I have been following the US government's $700 billion bank bailout plan, and I am aware the House of Representatives has voted it down. According to preliminary tallies, the Dow Jones industrial average (INDU) lost 777.68 points, surpassing the 684.81 loss on Sept. 17, 2001 - the first trading day after the September 11 attacks. Before you jump out of that window, keep in mind the 7% decline does not rank among the top 10 percentage declines.
Watching 60 Minutes last night, the $700 billion bank bailout plan looked like a done deal. Dubya and Federal Reserve Chairman Ben Bernanke praised the bill and urged Congress to pass it quickly. The House rejected the package 228-205.
If you're like me, and you've forgotten your grade 11 economics class, here's how the United States got in this mess. It's all about housing. Earlier this decade, it was much easier to get a mortgage. US home prices soared about 85% from 1996 through 2006 in inflation-adjusted dollars, creating a bubble. Then, as good bubbles do, this bubble popped. Boom goes the dynamite.

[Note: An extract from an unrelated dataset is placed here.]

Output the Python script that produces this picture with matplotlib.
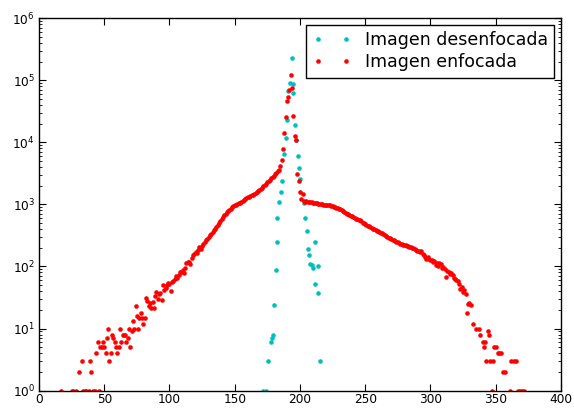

When that bubble burst, investment firms like Fannie Mae, Freddie Mac, Lehman Brothers, Merrill Lynch, AIG and Washington Mutual were left with staggering losses. Risky borrowers scored mega mortgages, which is all fine and dandy when you can sell your house for more than you owe, but when the bubble burst, it was all loan defaults and foreclosures.
17.44% of visitors to this site are coming from the United States of America. To those 17.44% I direct the following questions. How is this current economic crisis affecting you personally? How difficult is it to secure credit these days? Is the worst behind you, or do you believe the worst is yet to come?